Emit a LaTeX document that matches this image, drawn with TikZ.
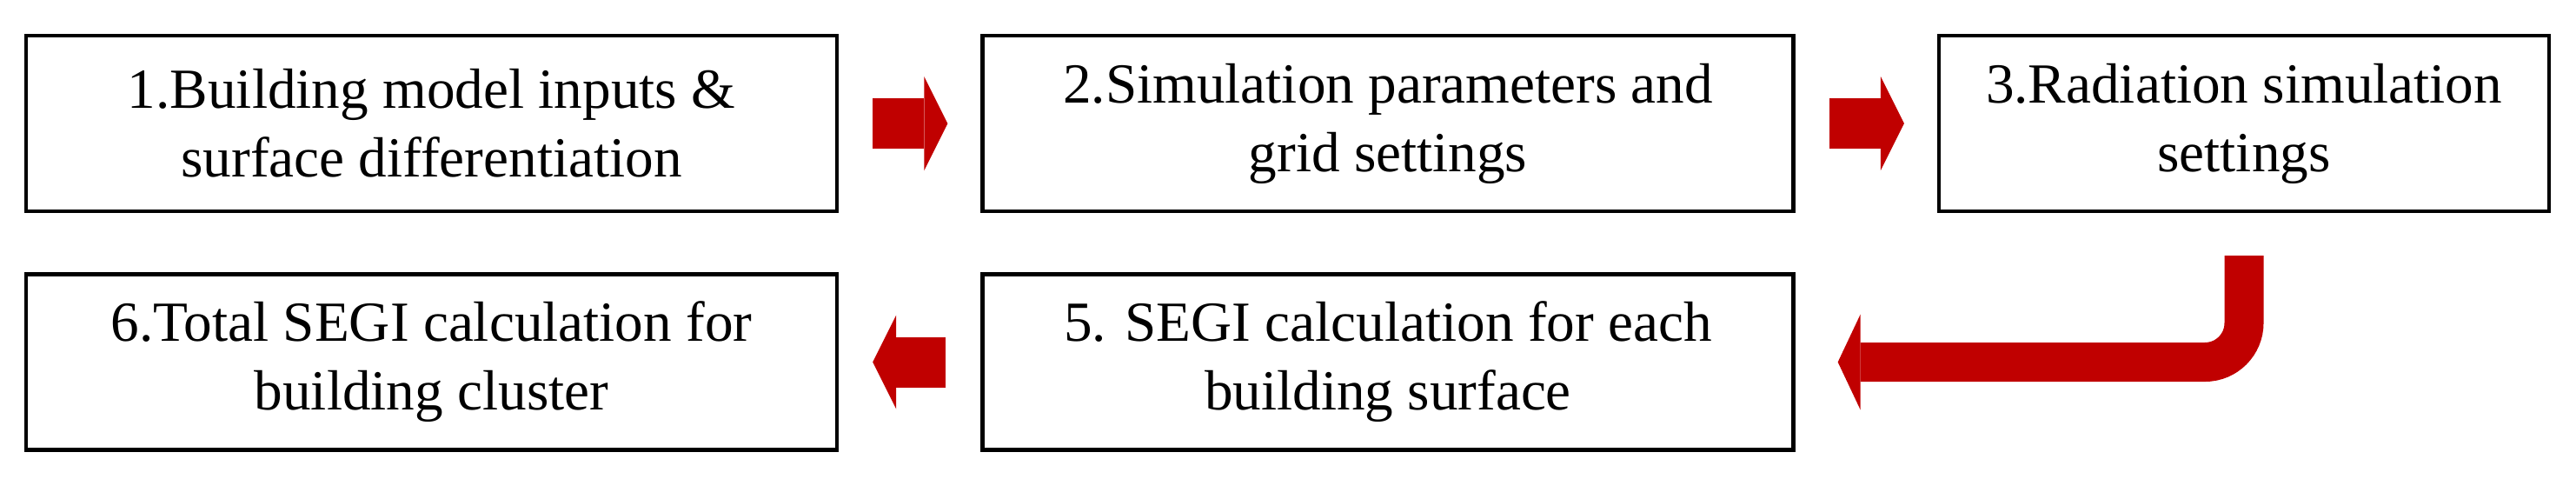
\documentclass[tikz,border=0pt]{standalone}
\usepackage{fontspec}
\setmainfont{Liberation Serif}
\usepackage{xcolor}
\usetikzlibrary{arrows.meta}
\definecolor{flowred}{HTML}{C00000}

\begin{document}
\begin{tikzpicture}[x=0.25pt,y=-0.25pt,
    stepbox/.style={draw=black, line width=1.125pt, fill=white, inner sep=0pt,
        minimum width=233.2pt, minimum height=50.4pt, align=center,
        font=\fontsize{16.3}{19.75}\selectfont},
    fatarrow/.style={draw=flowred, line width=14.5pt,
        -{Triangle[length=6.75pt, width=27pt, line width=0pt]}}]
                \useasboundingbox (0,0) rectangle (2964,550);

                % Top row
                \node[stepbox] (inputs) at (496.5,142) {1.Building model inputs \&\\surface differentiation};
                \node[stepbox] (params) at (1597,142) {2.Simulation parameters and\\grid settings};
                \node[stepbox, minimum width=175.4pt] (radiation) at (2582,142) {3.Radiation simulation\\settings};

                % Bottom row
                \node[stepbox] (total) at (496.5,416.5) {6.Total SEGI calculation for\\building cluster};
                \node[stepbox] (surface) at (1597,416.5) {5. SEGI calculation for each\\building surface};

                % Flow arrows
                \draw[fatarrow] ([xshift=9.75pt]inputs.east) -- ([xshift=-9.5pt]params.west);
                \draw[fatarrow] ([xshift=9.75pt]params.east) -- ([xshift=-9.5pt]radiation.west);
                \draw[fatarrow, line width=11.25pt, rounded corners=11.25pt,
                    -{Triangle[length=6.5pt, width=27.5pt, line width=0pt]}]
                    ([yshift=-12.25pt]radiation.south) |- ([xshift=12.25pt]surface.east);
                \draw[fatarrow] ([xshift=-10pt]surface.west) -- ([xshift=9.75pt]total.east);
            \end{tikzpicture}
\end{document}
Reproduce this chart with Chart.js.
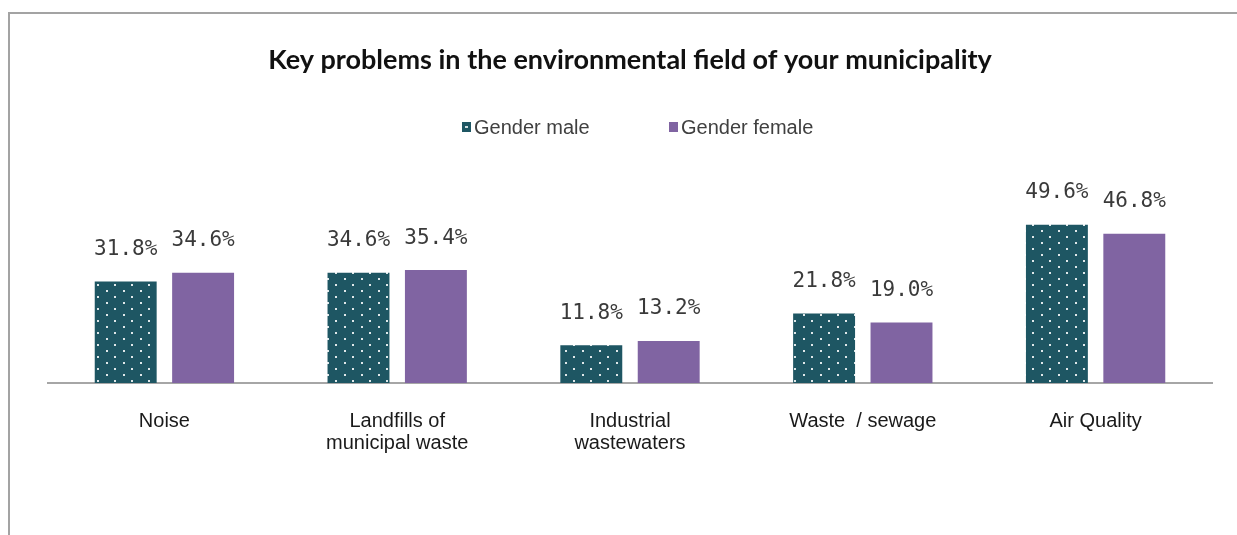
<!DOCTYPE html>
<html>
<head>
<meta charset="utf-8">
<script src="https://cdn.jsdelivr.net/npm/chart.js@4/dist/chart.umd.min.js"></script>
<style>
  html, body { margin: 0; padding: 0; background: #fff; overflow: hidden; }
  #frame { position: absolute; left: 8px; top: 12px; width: 1400px; height: 700px;
           border-top: 2px solid #a3a3a3; border-left: 2px solid #a3a3a3; }
  #wrap { position: absolute; left: 0; top: 0; width: 1237px; height: 535px; }
</style>
</head>
<body>
<div id="frame"></div>
<div id="wrap"><canvas id="chart" width="1237" height="535"></canvas></div>
<script>
const titleText = "Key problems in the environmental field of your municipality";
const categories = [
  ["Noise"],
  ["Landfills of", "municipal waste"],
  ["Industrial", "wastewaters"],
  ["Waste  / sewage"],
  ["Air Quality"]
];
const seriesNames = ["Gender male", "Gender female"];
const maleValues = [31.8, 34.6, 11.8, 21.8, 49.6];
const femaleValues = [34.6, 35.4, 13.2, 19.0, 46.8];

const maleColor = "#1e5663";
const femaleColor = "#8064a2";

// dotted fill for the male bars
function makeDots() {
  const c = document.createElement("canvas");
  c.width = 17;
  c.height = 12;
  const g = c.getContext("2d");
  g.fillStyle = maleColor;
  g.fillRect(0, 0, 17, 12);
  g.fillStyle = "#dfe8ea";
  g.fillRect(4, 2, 2, 2);
  g.fillRect(12, 8, 2, 2);
  return g.createPattern(c, "repeat");
}

const ctx = document.getElementById("chart");
const dots = makeDots();

const valueLabels = {
  id: "valueLabels",
  afterDatasetsDraw(chart) {
    const c = chart.ctx;
    c.save();
    c.font = "21px 'DejaVu Sans Mono'";
    c.fillStyle = "#3a3a3a";
    c.textAlign = "center";
    c.textBaseline = "middle";
    chart.data.datasets.forEach((ds, i) => {
      chart.getDatasetMeta(i).data.forEach((bar, j) => {
        c.fillText(ds.data[j].toFixed(1) + "%", bar.x, bar.y - 32);
      });
    });
    c.restore();
  }
};

const customLegend = {
  id: "customLegend",
  afterDraw(chart) {
    const c = chart.ctx;
    const starts = [462, 669];
    c.save();
    c.font = "20px 'Liberation Sans'";
    c.textBaseline = "middle";
    chart.data.datasets.forEach((ds, i) => {
      const x = starts[i];
      c.fillStyle = i === 0 ? maleColor : femaleColor;
      c.fillRect(x, 122, 9, 10);
      if (i === 0) {
        c.fillStyle = "#cfdde0";
        c.fillRect(x + 3, 126, 3, 2);
      }
      c.fillStyle = "#404040";
      c.fillText(ds.label, x + 12, 128);
    });
    c.restore();
  }
};

new Chart(ctx, {
  type: "bar",
  data: {
    labels: categories,
    datasets: [
      {
        label: seriesNames[0],
        data: maleValues,
        backgroundColor: dots,
        categoryPercentage: 0.665,
        barPercentage: 0.8
      },
      {
        label: seriesNames[1],
        data: femaleValues,
        backgroundColor: femaleColor,
        categoryPercentage: 0.665,
        barPercentage: 0.8
      }
    ]
  },
  options: {
    responsive: false,
    animation: false,
    layout: { padding: { left: 48, right: 25, top: 45, bottom: 0 } },
    plugins: {
      legend: { display: false },
      tooltip: { enabled: false },
      title: {
        display: true,
        text: titleText,
        color: "#111",
        font: { family: "Lato", size: 27, weight: "bold", lineHeight: 1.1 },
        padding: { top: 0, bottom: 85 }
      }
    },
    scales: {
      x: {
        grid: { display: false, drawTicks: false },
        border: { display: true, color: "#a6a6a6", width: 2 },
        ticks: {
          color: "#1a1a1a",
          padding: 27,
          font: { family: "Liberation Sans", size: 20, lineHeight: 1.1 },
          maxRotation: 0,
          autoSkip: false
        },
        afterFit(scale) { scale.height = 152; }
      },
      y: {
        display: false,
        min: 0,
        max: 70
      }
    }
  },
  plugins: [valueLabels, customLegend]
});
</script>
</body>
</html>
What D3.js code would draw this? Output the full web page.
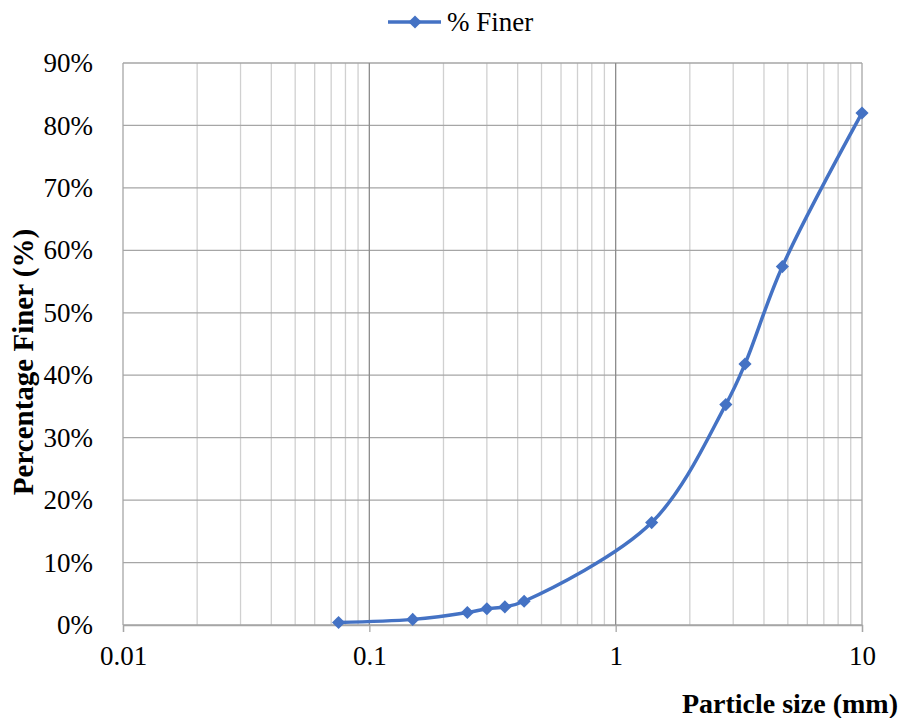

--*--

**THE EXERCISE**
Copy out the whole listing exactly, and don't carry over any pictures.

**TASK OUTPUT**
Emit a LaTeX document that matches this image, drawn with TikZ.
\documentclass[tikz,border=0pt]{standalone}
\usepackage{fontspec}
\setmainfont{Liberation Serif}
\usepackage{xcolor}
\usetikzlibrary{arrows.meta}
\definecolor{flowred}{HTML}{C00000}

\begin{document}
\begin{tikzpicture}[x=0.25pt,y=-0.25pt,
    stepbox/.style={draw=black, line width=1.125pt, fill=white, inner sep=0pt,
        minimum width=233.2pt, minimum height=50.4pt, align=center,
        font=\fontsize{16.3}{19.75}\selectfont},
    fatarrow/.style={draw=flowred, line width=14.5pt,
        -{Triangle[length=6.75pt, width=27pt, line width=0pt]}}]
                \useasboundingbox (0,0) rectangle (2964,550);

                % Top row
                \node[stepbox] (inputs) at (496.5,142) {1.Building model inputs \&\\surface differentiation};
                \node[stepbox] (params) at (1597,142) {2.Simulation parameters and\\grid settings};
                \node[stepbox, minimum width=175.4pt] (radiation) at (2582,142) {3.Radiation simulation\\settings};

                % Bottom row
                \node[stepbox] (total) at (496.5,416.5) {6.Total SEGI calculation for\\building cluster};
                \node[stepbox] (surface) at (1597,416.5) {5. SEGI calculation for each\\building surface};

                % Flow arrows
                \draw[fatarrow] ([xshift=9.75pt]inputs.east) -- ([xshift=-9.5pt]params.west);
                \draw[fatarrow] ([xshift=9.75pt]params.east) -- ([xshift=-9.5pt]radiation.west);
                \draw[fatarrow, line width=11.25pt, rounded corners=11.25pt,
                    -{Triangle[length=6.5pt, width=27.5pt, line width=0pt]}]
                    ([yshift=-12.25pt]radiation.south) |- ([xshift=12.25pt]surface.east);
                \draw[fatarrow] ([xshift=-10pt]surface.west) -- ([xshift=9.75pt]total.east);
            \end{tikzpicture}
\end{document}
Reproduce this chart with Chart.js.
<!DOCTYPE html>
<html>
<head>
<meta charset="utf-8">
<script src="https://cdn.jsdelivr.net/npm/chart.js@4/dist/chart.umd.min.js"></script>
<style>
  html, body { margin: 0; padding: 0; background: #fff; overflow: hidden; }
  #frame { position: absolute; left: 8px; top: 12px; width: 1400px; height: 700px;
           border-top: 2px solid #a3a3a3; border-left: 2px solid #a3a3a3; }
  #wrap { position: absolute; left: 0; top: 0; width: 1237px; height: 535px; }
</style>
</head>
<body>
<div id="frame"></div>
<div id="wrap"><canvas id="chart" width="1237" height="535"></canvas></div>
<script>
const titleText = "Key problems in the environmental field of your municipality";
const categories = [
  ["Noise"],
  ["Landfills of", "municipal waste"],
  ["Industrial", "wastewaters"],
  ["Waste  / sewage"],
  ["Air Quality"]
];
const seriesNames = ["Gender male", "Gender female"];
const maleValues = [31.8, 34.6, 11.8, 21.8, 49.6];
const femaleValues = [34.6, 35.4, 13.2, 19.0, 46.8];

const maleColor = "#1e5663";
const femaleColor = "#8064a2";

// dotted fill for the male bars
function makeDots() {
  const c = document.createElement("canvas");
  c.width = 17;
  c.height = 12;
  const g = c.getContext("2d");
  g.fillStyle = maleColor;
  g.fillRect(0, 0, 17, 12);
  g.fillStyle = "#dfe8ea";
  g.fillRect(4, 2, 2, 2);
  g.fillRect(12, 8, 2, 2);
  return g.createPattern(c, "repeat");
}

const ctx = document.getElementById("chart");
const dots = makeDots();

const valueLabels = {
  id: "valueLabels",
  afterDatasetsDraw(chart) {
    const c = chart.ctx;
    c.save();
    c.font = "21px 'DejaVu Sans Mono'";
    c.fillStyle = "#3a3a3a";
    c.textAlign = "center";
    c.textBaseline = "middle";
    chart.data.datasets.forEach((ds, i) => {
      chart.getDatasetMeta(i).data.forEach((bar, j) => {
        c.fillText(ds.data[j].toFixed(1) + "%", bar.x, bar.y - 32);
      });
    });
    c.restore();
  }
};

const customLegend = {
  id: "customLegend",
  afterDraw(chart) {
    const c = chart.ctx;
    const starts = [462, 669];
    c.save();
    c.font = "20px 'Liberation Sans'";
    c.textBaseline = "middle";
    chart.data.datasets.forEach((ds, i) => {
      const x = starts[i];
      c.fillStyle = i === 0 ? maleColor : femaleColor;
      c.fillRect(x, 122, 9, 10);
      if (i === 0) {
        c.fillStyle = "#cfdde0";
        c.fillRect(x + 3, 126, 3, 2);
      }
      c.fillStyle = "#404040";
      c.fillText(ds.label, x + 12, 128);
    });
    c.restore();
  }
};

new Chart(ctx, {
  type: "bar",
  data: {
    labels: categories,
    datasets: [
      {
        label: seriesNames[0],
        data: maleValues,
        backgroundColor: dots,
        categoryPercentage: 0.665,
        barPercentage: 0.8
      },
      {
        label: seriesNames[1],
        data: femaleValues,
        backgroundColor: femaleColor,
        categoryPercentage: 0.665,
        barPercentage: 0.8
      }
    ]
  },
  options: {
    responsive: false,
    animation: false,
    layout: { padding: { left: 48, right: 25, top: 45, bottom: 0 } },
    plugins: {
      legend: { display: false },
      tooltip: { enabled: false },
      title: {
        display: true,
        text: titleText,
        color: "#111",
        font: { family: "Lato", size: 27, weight: "bold", lineHeight: 1.1 },
        padding: { top: 0, bottom: 85 }
      }
    },
    scales: {
      x: {
        grid: { display: false, drawTicks: false },
        border: { display: true, color: "#a6a6a6", width: 2 },
        ticks: {
          color: "#1a1a1a",
          padding: 27,
          font: { family: "Liberation Sans", size: 20, lineHeight: 1.1 },
          maxRotation: 0,
          autoSkip: false
        },
        afterFit(scale) { scale.height = 152; }
      },
      y: {
        display: false,
        min: 0,
        max: 70
      }
    }
  },
  plugins: [valueLabels, customLegend]
});
</script>
</body>
</html>
What D3.js code would draw this? Output the full web page.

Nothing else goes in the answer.